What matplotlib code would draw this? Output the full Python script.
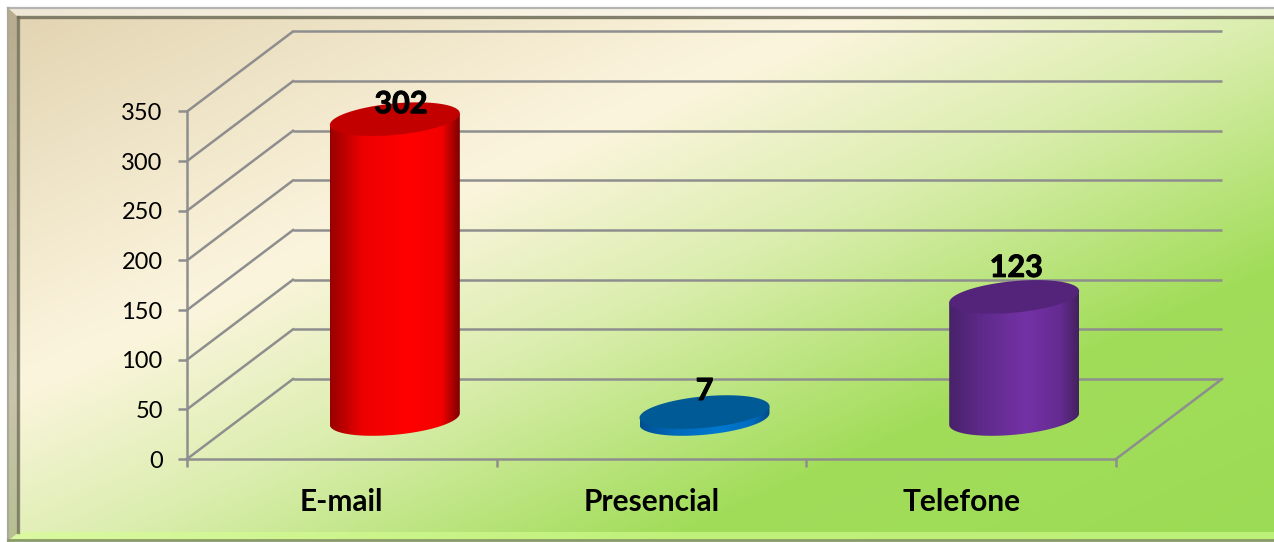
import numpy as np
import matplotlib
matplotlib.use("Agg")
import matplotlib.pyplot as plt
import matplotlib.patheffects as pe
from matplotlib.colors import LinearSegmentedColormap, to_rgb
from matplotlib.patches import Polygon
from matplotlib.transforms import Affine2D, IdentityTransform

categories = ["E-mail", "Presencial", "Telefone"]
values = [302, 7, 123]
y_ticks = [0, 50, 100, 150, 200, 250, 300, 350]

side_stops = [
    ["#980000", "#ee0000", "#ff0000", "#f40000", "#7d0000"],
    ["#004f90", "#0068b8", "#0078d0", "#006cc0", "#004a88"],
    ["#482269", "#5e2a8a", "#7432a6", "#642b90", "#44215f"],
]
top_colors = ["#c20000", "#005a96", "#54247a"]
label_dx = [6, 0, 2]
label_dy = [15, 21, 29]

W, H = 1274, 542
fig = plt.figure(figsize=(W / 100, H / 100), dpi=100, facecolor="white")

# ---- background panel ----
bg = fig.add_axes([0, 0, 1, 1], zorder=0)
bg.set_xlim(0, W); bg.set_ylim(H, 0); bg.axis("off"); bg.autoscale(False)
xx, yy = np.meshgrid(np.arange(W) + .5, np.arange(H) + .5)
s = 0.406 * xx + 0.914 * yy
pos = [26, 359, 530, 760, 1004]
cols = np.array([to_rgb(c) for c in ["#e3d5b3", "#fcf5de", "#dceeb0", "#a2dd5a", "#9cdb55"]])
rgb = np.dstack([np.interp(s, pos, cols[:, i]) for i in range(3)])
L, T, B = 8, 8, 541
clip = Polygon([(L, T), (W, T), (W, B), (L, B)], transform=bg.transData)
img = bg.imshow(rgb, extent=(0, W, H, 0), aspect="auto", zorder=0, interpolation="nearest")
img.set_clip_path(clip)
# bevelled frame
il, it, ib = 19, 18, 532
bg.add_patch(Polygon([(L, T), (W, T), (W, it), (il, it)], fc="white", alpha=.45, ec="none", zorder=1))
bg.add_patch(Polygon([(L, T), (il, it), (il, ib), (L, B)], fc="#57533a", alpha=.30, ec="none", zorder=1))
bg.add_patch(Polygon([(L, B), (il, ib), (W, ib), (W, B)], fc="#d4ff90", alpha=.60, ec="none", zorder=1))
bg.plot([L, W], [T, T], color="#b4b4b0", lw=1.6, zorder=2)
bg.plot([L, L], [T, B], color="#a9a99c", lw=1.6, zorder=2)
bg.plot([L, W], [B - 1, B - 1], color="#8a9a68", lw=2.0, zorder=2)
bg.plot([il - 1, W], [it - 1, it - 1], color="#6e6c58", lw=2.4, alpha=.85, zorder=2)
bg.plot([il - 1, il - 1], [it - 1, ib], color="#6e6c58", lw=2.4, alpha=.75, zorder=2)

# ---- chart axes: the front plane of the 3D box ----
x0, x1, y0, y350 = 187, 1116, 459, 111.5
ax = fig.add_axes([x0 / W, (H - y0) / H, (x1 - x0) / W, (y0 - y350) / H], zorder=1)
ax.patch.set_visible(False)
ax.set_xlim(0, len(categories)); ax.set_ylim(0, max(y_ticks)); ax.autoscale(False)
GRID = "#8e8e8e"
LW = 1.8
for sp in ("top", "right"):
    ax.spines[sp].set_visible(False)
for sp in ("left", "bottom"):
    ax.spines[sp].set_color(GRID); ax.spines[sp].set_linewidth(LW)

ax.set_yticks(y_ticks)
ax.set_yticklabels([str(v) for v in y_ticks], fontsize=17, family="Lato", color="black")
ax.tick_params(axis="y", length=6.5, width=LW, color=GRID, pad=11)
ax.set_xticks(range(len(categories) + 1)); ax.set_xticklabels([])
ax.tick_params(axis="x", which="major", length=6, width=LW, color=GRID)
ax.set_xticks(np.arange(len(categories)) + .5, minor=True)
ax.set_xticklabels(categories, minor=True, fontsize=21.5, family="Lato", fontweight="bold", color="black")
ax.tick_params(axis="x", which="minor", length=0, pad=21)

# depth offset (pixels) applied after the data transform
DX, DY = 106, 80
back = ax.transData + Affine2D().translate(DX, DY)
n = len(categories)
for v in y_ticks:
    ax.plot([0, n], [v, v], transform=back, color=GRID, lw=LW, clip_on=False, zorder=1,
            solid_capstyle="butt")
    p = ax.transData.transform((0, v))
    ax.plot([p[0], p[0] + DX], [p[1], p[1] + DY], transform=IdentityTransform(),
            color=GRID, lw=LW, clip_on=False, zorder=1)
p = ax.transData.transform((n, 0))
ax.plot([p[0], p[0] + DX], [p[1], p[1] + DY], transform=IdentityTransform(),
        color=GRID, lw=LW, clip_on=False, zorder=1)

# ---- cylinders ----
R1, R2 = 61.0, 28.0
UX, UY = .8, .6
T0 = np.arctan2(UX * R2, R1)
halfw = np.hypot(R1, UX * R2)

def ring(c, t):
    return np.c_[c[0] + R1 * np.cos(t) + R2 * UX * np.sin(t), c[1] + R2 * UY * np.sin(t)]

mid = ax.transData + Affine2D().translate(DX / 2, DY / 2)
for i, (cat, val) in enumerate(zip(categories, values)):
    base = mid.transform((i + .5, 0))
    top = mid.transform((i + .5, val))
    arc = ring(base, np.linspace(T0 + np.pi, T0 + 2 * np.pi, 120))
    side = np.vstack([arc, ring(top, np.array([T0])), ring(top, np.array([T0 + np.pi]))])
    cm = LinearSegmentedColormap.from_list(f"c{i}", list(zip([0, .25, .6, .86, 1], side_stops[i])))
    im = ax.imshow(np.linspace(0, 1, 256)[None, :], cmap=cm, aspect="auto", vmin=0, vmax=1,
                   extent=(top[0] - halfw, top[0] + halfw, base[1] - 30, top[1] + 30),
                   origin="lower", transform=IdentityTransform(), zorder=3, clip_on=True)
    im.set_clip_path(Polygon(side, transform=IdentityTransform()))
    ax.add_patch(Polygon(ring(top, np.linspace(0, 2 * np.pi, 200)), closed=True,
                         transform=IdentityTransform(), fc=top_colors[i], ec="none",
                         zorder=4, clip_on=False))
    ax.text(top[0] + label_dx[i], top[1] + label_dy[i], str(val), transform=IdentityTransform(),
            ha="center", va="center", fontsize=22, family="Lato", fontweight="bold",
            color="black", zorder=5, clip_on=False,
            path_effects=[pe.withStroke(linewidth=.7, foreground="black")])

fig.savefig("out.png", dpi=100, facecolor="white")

INSTRUCTIONS TO FOLLOW:
Without the images, write out each line of the data verbatim.

THE REPLY:
What matplotlib code would draw this? Output the full Python script.
import numpy as np
import matplotlib
matplotlib.use("Agg")
import matplotlib.pyplot as plt
import matplotlib.patheffects as pe
from matplotlib.colors import LinearSegmentedColormap, to_rgb
from matplotlib.patches import Polygon
from matplotlib.transforms import Affine2D, IdentityTransform

categories = ["E-mail", "Presencial", "Telefone"]
values = [302, 7, 123]
y_ticks = [0, 50, 100, 150, 200, 250, 300, 350]

side_stops = [
    ["#980000", "#ee0000", "#ff0000", "#f40000", "#7d0000"],
    ["#004f90", "#0068b8", "#0078d0", "#006cc0", "#004a88"],
    ["#482269", "#5e2a8a", "#7432a6", "#642b90", "#44215f"],
]
top_colors = ["#c20000", "#005a96", "#54247a"]
label_dx = [6, 0, 2]
label_dy = [15, 21, 29]

W, H = 1274, 542
fig = plt.figure(figsize=(W / 100, H / 100), dpi=100, facecolor="white")

# ---- background panel ----
bg = fig.add_axes([0, 0, 1, 1], zorder=0)
bg.set_xlim(0, W); bg.set_ylim(H, 0); bg.axis("off"); bg.autoscale(False)
xx, yy = np.meshgrid(np.arange(W) + .5, np.arange(H) + .5)
s = 0.406 * xx + 0.914 * yy
pos = [26, 359, 530, 760, 1004]
cols = np.array([to_rgb(c) for c in ["#e3d5b3", "#fcf5de", "#dceeb0", "#a2dd5a", "#9cdb55"]])
rgb = np.dstack([np.interp(s, pos, cols[:, i]) for i in range(3)])
L, T, B = 8, 8, 541
clip = Polygon([(L, T), (W, T), (W, B), (L, B)], transform=bg.transData)
img = bg.imshow(rgb, extent=(0, W, H, 0), aspect="auto", zorder=0, interpolation="nearest")
img.set_clip_path(clip)
# bevelled frame
il, it, ib = 19, 18, 532
bg.add_patch(Polygon([(L, T), (W, T), (W, it), (il, it)], fc="white", alpha=.45, ec="none", zorder=1))
bg.add_patch(Polygon([(L, T), (il, it), (il, ib), (L, B)], fc="#57533a", alpha=.30, ec="none", zorder=1))
bg.add_patch(Polygon([(L, B), (il, ib), (W, ib), (W, B)], fc="#d4ff90", alpha=.60, ec="none", zorder=1))
bg.plot([L, W], [T, T], color="#b4b4b0", lw=1.6, zorder=2)
bg.plot([L, L], [T, B], color="#a9a99c", lw=1.6, zorder=2)
bg.plot([L, W], [B - 1, B - 1], color="#8a9a68", lw=2.0, zorder=2)
bg.plot([il - 1, W], [it - 1, it - 1], color="#6e6c58", lw=2.4, alpha=.85, zorder=2)
bg.plot([il - 1, il - 1], [it - 1, ib], color="#6e6c58", lw=2.4, alpha=.75, zorder=2)

# ---- chart axes: the front plane of the 3D box ----
x0, x1, y0, y350 = 187, 1116, 459, 111.5
ax = fig.add_axes([x0 / W, (H - y0) / H, (x1 - x0) / W, (y0 - y350) / H], zorder=1)
ax.patch.set_visible(False)
ax.set_xlim(0, len(categories)); ax.set_ylim(0, max(y_ticks)); ax.autoscale(False)
GRID = "#8e8e8e"
LW = 1.8
for sp in ("top", "right"):
    ax.spines[sp].set_visible(False)
for sp in ("left", "bottom"):
    ax.spines[sp].set_color(GRID); ax.spines[sp].set_linewidth(LW)

ax.set_yticks(y_ticks)
ax.set_yticklabels([str(v) for v in y_ticks], fontsize=17, family="Lato", color="black")
ax.tick_params(axis="y", length=6.5, width=LW, color=GRID, pad=11)
ax.set_xticks(range(len(categories) + 1)); ax.set_xticklabels([])
ax.tick_params(axis="x", which="major", length=6, width=LW, color=GRID)
ax.set_xticks(np.arange(len(categories)) + .5, minor=True)
ax.set_xticklabels(categories, minor=True, fontsize=21.5, family="Lato", fontweight="bold", color="black")
ax.tick_params(axis="x", which="minor", length=0, pad=21)

# depth offset (pixels) applied after the data transform
DX, DY = 106, 80
back = ax.transData + Affine2D().translate(DX, DY)
n = len(categories)
for v in y_ticks:
    ax.plot([0, n], [v, v], transform=back, color=GRID, lw=LW, clip_on=False, zorder=1,
            solid_capstyle="butt")
    p = ax.transData.transform((0, v))
    ax.plot([p[0], p[0] + DX], [p[1], p[1] + DY], transform=IdentityTransform(),
            color=GRID, lw=LW, clip_on=False, zorder=1)
p = ax.transData.transform((n, 0))
ax.plot([p[0], p[0] + DX], [p[1], p[1] + DY], transform=IdentityTransform(),
        color=GRID, lw=LW, clip_on=False, zorder=1)

# ---- cylinders ----
R1, R2 = 61.0, 28.0
UX, UY = .8, .6
T0 = np.arctan2(UX * R2, R1)
halfw = np.hypot(R1, UX * R2)

def ring(c, t):
    return np.c_[c[0] + R1 * np.cos(t) + R2 * UX * np.sin(t), c[1] + R2 * UY * np.sin(t)]

mid = ax.transData + Affine2D().translate(DX / 2, DY / 2)
for i, (cat, val) in enumerate(zip(categories, values)):
    base = mid.transform((i + .5, 0))
    top = mid.transform((i + .5, val))
    arc = ring(base, np.linspace(T0 + np.pi, T0 + 2 * np.pi, 120))
    side = np.vstack([arc, ring(top, np.array([T0])), ring(top, np.array([T0 + np.pi]))])
    cm = LinearSegmentedColormap.from_list(f"c{i}", list(zip([0, .25, .6, .86, 1], side_stops[i])))
    im = ax.imshow(np.linspace(0, 1, 256)[None, :], cmap=cm, aspect="auto", vmin=0, vmax=1,
                   extent=(top[0] - halfw, top[0] + halfw, base[1] - 30, top[1] + 30),
                   origin="lower", transform=IdentityTransform(), zorder=3, clip_on=True)
    im.set_clip_path(Polygon(side, transform=IdentityTransform()))
    ax.add_patch(Polygon(ring(top, np.linspace(0, 2 * np.pi, 200)), closed=True,
                         transform=IdentityTransform(), fc=top_colors[i], ec="none",
                         zorder=4, clip_on=False))
    ax.text(top[0] + label_dx[i], top[1] + label_dy[i], str(val), transform=IdentityTransform(),
            ha="center", va="center", fontsize=22, family="Lato", fontweight="bold",
            color="black", zorder=5, clip_on=False,
            path_effects=[pe.withStroke(linewidth=.7, foreground="black")])

fig.savefig("out.png", dpi=100, facecolor="white")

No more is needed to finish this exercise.